## What is expected
Every entry that follows should be repeated exactly; drop the images.

[Records excerpted from a collection]
## start
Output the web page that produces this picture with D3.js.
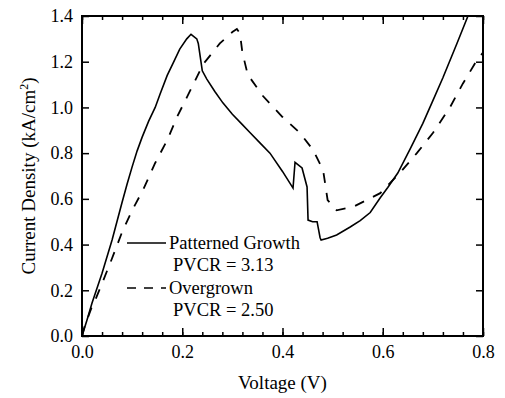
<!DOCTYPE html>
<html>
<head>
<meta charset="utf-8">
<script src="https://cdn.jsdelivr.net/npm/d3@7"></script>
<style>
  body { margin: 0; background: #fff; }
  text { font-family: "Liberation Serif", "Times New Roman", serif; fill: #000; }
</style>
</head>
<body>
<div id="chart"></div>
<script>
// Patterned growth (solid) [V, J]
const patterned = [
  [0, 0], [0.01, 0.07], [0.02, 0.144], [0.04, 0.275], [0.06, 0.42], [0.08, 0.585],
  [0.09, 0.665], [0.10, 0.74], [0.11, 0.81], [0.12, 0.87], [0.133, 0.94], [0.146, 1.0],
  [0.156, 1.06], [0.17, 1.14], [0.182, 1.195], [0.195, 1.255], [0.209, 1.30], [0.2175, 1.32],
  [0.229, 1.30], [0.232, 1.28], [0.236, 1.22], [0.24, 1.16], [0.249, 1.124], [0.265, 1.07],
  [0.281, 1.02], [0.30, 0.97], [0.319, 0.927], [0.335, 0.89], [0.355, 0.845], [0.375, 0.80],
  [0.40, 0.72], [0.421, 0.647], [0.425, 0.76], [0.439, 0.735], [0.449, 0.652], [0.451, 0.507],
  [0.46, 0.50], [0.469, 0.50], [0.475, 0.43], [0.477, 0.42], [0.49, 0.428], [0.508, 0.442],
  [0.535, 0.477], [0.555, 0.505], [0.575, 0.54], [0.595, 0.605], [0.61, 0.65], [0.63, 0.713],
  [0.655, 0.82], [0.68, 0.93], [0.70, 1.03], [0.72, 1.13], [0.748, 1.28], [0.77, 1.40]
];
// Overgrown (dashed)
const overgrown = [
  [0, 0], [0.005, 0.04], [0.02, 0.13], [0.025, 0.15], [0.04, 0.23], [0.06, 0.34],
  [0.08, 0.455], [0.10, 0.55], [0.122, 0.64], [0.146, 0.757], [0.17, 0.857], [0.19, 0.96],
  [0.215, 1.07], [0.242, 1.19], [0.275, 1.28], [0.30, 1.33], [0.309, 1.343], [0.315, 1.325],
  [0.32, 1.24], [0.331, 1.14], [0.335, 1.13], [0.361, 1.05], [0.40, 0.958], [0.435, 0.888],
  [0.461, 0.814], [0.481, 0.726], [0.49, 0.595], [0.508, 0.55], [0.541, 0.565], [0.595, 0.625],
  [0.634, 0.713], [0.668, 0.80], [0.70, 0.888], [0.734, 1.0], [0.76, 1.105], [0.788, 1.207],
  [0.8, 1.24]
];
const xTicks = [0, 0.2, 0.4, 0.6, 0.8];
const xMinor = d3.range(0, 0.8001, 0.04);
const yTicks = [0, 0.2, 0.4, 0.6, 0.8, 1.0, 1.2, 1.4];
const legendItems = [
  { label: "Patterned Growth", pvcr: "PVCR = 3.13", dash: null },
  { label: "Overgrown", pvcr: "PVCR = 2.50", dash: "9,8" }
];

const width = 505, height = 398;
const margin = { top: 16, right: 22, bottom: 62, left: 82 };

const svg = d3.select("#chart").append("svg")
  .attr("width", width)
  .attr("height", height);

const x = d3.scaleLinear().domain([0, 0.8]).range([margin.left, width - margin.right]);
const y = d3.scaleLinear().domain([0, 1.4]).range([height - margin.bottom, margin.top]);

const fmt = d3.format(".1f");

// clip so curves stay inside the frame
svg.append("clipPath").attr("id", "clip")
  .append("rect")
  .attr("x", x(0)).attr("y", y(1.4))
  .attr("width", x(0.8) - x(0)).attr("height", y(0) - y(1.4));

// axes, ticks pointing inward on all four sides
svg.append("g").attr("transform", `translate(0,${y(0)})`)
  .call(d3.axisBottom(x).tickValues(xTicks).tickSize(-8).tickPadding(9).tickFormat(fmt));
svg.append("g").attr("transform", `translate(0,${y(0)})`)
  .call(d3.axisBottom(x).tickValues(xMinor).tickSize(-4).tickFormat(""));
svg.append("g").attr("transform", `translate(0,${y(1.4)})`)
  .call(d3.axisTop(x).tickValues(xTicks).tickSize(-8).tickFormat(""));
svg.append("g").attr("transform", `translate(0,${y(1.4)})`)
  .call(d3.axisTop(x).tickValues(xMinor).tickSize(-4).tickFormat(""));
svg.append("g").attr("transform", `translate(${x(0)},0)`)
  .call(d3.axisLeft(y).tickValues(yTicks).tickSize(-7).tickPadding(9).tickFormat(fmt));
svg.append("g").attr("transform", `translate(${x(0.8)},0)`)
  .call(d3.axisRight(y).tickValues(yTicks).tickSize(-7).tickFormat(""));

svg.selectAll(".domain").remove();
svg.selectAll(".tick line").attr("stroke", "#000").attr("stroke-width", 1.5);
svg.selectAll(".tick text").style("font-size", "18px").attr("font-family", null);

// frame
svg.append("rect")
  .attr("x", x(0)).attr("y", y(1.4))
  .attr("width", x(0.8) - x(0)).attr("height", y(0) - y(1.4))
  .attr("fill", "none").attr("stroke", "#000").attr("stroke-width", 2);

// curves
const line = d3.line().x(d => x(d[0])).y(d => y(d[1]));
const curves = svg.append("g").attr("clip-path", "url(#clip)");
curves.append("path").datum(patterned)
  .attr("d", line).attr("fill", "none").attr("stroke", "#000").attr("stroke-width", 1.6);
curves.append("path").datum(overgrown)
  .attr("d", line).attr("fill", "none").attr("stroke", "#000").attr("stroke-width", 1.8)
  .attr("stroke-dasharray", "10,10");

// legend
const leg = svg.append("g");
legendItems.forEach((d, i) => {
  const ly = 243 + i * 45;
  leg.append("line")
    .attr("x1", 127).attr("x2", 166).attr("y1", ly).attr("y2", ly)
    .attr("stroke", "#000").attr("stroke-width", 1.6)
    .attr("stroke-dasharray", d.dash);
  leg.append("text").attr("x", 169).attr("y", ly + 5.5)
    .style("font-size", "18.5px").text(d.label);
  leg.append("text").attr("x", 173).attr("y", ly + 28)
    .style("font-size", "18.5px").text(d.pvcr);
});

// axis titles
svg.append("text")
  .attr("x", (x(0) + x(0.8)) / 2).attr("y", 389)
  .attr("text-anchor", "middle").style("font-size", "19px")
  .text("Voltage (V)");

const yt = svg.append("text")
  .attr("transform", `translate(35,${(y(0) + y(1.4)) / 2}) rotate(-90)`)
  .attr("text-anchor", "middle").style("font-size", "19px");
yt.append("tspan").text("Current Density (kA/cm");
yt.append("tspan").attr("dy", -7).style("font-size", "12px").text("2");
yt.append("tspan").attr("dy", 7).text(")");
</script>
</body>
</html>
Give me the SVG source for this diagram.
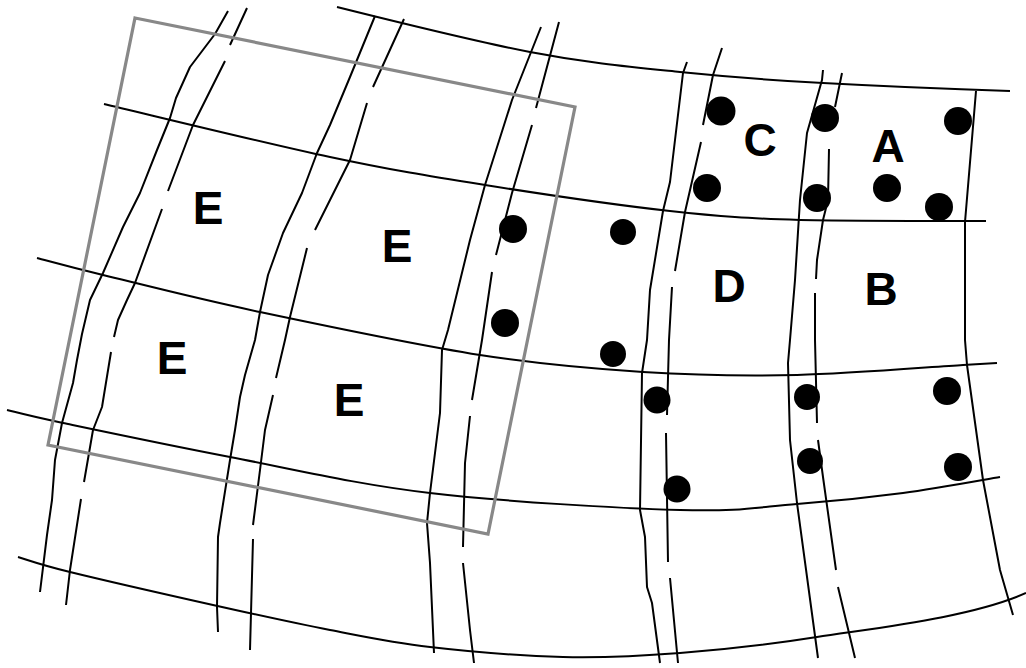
## end
## In response
Output the web page that produces this picture with D3.js.
<!DOCTYPE html>
<html>
<head>
<meta charset="utf-8">
<script src="https://cdn.jsdelivr.net/npm/d3@7"></script>
<style>
  body { margin: 0; background: #fff; }
  text { font-family: "Liberation Serif", "Times New Roman", serif; fill: #000; }
</style>
</head>
<body>
<div id="chart"></div>
<script>
// Patterned growth (solid) [V, J]
const patterned = [
  [0, 0], [0.01, 0.07], [0.02, 0.144], [0.04, 0.275], [0.06, 0.42], [0.08, 0.585],
  [0.09, 0.665], [0.10, 0.74], [0.11, 0.81], [0.12, 0.87], [0.133, 0.94], [0.146, 1.0],
  [0.156, 1.06], [0.17, 1.14], [0.182, 1.195], [0.195, 1.255], [0.209, 1.30], [0.2175, 1.32],
  [0.229, 1.30], [0.232, 1.28], [0.236, 1.22], [0.24, 1.16], [0.249, 1.124], [0.265, 1.07],
  [0.281, 1.02], [0.30, 0.97], [0.319, 0.927], [0.335, 0.89], [0.355, 0.845], [0.375, 0.80],
  [0.40, 0.72], [0.421, 0.647], [0.425, 0.76], [0.439, 0.735], [0.449, 0.652], [0.451, 0.507],
  [0.46, 0.50], [0.469, 0.50], [0.475, 0.43], [0.477, 0.42], [0.49, 0.428], [0.508, 0.442],
  [0.535, 0.477], [0.555, 0.505], [0.575, 0.54], [0.595, 0.605], [0.61, 0.65], [0.63, 0.713],
  [0.655, 0.82], [0.68, 0.93], [0.70, 1.03], [0.72, 1.13], [0.748, 1.28], [0.77, 1.40]
];
// Overgrown (dashed)
const overgrown = [
  [0, 0], [0.005, 0.04], [0.02, 0.13], [0.025, 0.15], [0.04, 0.23], [0.06, 0.34],
  [0.08, 0.455], [0.10, 0.55], [0.122, 0.64], [0.146, 0.757], [0.17, 0.857], [0.19, 0.96],
  [0.215, 1.07], [0.242, 1.19], [0.275, 1.28], [0.30, 1.33], [0.309, 1.343], [0.315, 1.325],
  [0.32, 1.24], [0.331, 1.14], [0.335, 1.13], [0.361, 1.05], [0.40, 0.958], [0.435, 0.888],
  [0.461, 0.814], [0.481, 0.726], [0.49, 0.595], [0.508, 0.55], [0.541, 0.565], [0.595, 0.625],
  [0.634, 0.713], [0.668, 0.80], [0.70, 0.888], [0.734, 1.0], [0.76, 1.105], [0.788, 1.207],
  [0.8, 1.24]
];
const xTicks = [0, 0.2, 0.4, 0.6, 0.8];
const xMinor = d3.range(0, 0.8001, 0.04);
const yTicks = [0, 0.2, 0.4, 0.6, 0.8, 1.0, 1.2, 1.4];
const legendItems = [
  { label: "Patterned Growth", pvcr: "PVCR = 3.13", dash: null },
  { label: "Overgrown", pvcr: "PVCR = 2.50", dash: "9,8" }
];

const width = 505, height = 398;
const margin = { top: 16, right: 22, bottom: 62, left: 82 };

const svg = d3.select("#chart").append("svg")
  .attr("width", width)
  .attr("height", height);

const x = d3.scaleLinear().domain([0, 0.8]).range([margin.left, width - margin.right]);
const y = d3.scaleLinear().domain([0, 1.4]).range([height - margin.bottom, margin.top]);

const fmt = d3.format(".1f");

// clip so curves stay inside the frame
svg.append("clipPath").attr("id", "clip")
  .append("rect")
  .attr("x", x(0)).attr("y", y(1.4))
  .attr("width", x(0.8) - x(0)).attr("height", y(0) - y(1.4));

// axes, ticks pointing inward on all four sides
svg.append("g").attr("transform", `translate(0,${y(0)})`)
  .call(d3.axisBottom(x).tickValues(xTicks).tickSize(-8).tickPadding(9).tickFormat(fmt));
svg.append("g").attr("transform", `translate(0,${y(0)})`)
  .call(d3.axisBottom(x).tickValues(xMinor).tickSize(-4).tickFormat(""));
svg.append("g").attr("transform", `translate(0,${y(1.4)})`)
  .call(d3.axisTop(x).tickValues(xTicks).tickSize(-8).tickFormat(""));
svg.append("g").attr("transform", `translate(0,${y(1.4)})`)
  .call(d3.axisTop(x).tickValues(xMinor).tickSize(-4).tickFormat(""));
svg.append("g").attr("transform", `translate(${x(0)},0)`)
  .call(d3.axisLeft(y).tickValues(yTicks).tickSize(-7).tickPadding(9).tickFormat(fmt));
svg.append("g").attr("transform", `translate(${x(0.8)},0)`)
  .call(d3.axisRight(y).tickValues(yTicks).tickSize(-7).tickFormat(""));

svg.selectAll(".domain").remove();
svg.selectAll(".tick line").attr("stroke", "#000").attr("stroke-width", 1.5);
svg.selectAll(".tick text").style("font-size", "18px").attr("font-family", null);

// frame
svg.append("rect")
  .attr("x", x(0)).attr("y", y(1.4))
  .attr("width", x(0.8) - x(0)).attr("height", y(0) - y(1.4))
  .attr("fill", "none").attr("stroke", "#000").attr("stroke-width", 2);

// curves
const line = d3.line().x(d => x(d[0])).y(d => y(d[1]));
const curves = svg.append("g").attr("clip-path", "url(#clip)");
curves.append("path").datum(patterned)
  .attr("d", line).attr("fill", "none").attr("stroke", "#000").attr("stroke-width", 1.6);
curves.append("path").datum(overgrown)
  .attr("d", line).attr("fill", "none").attr("stroke", "#000").attr("stroke-width", 1.8)
  .attr("stroke-dasharray", "10,10");

// legend
const leg = svg.append("g");
legendItems.forEach((d, i) => {
  const ly = 243 + i * 45;
  leg.append("line")
    .attr("x1", 127).attr("x2", 166).attr("y1", ly).attr("y2", ly)
    .attr("stroke", "#000").attr("stroke-width", 1.6)
    .attr("stroke-dasharray", d.dash);
  leg.append("text").attr("x", 169).attr("y", ly + 5.5)
    .style("font-size", "18.5px").text(d.label);
  leg.append("text").attr("x", 173).attr("y", ly + 28)
    .style("font-size", "18.5px").text(d.pvcr);
});

// axis titles
svg.append("text")
  .attr("x", (x(0) + x(0.8)) / 2).attr("y", 389)
  .attr("text-anchor", "middle").style("font-size", "19px")
  .text("Voltage (V)");

const yt = svg.append("text")
  .attr("transform", `translate(35,${(y(0) + y(1.4)) / 2}) rotate(-90)`)
  .attr("text-anchor", "middle").style("font-size", "19px");
yt.append("tspan").text("Current Density (kA/cm");
yt.append("tspan").attr("dy", -7).style("font-size", "12px").text("2");
yt.append("tspan").attr("dy", 7).text(")");
</script>
</body>
</html>
Give me the SVG source for this diagram.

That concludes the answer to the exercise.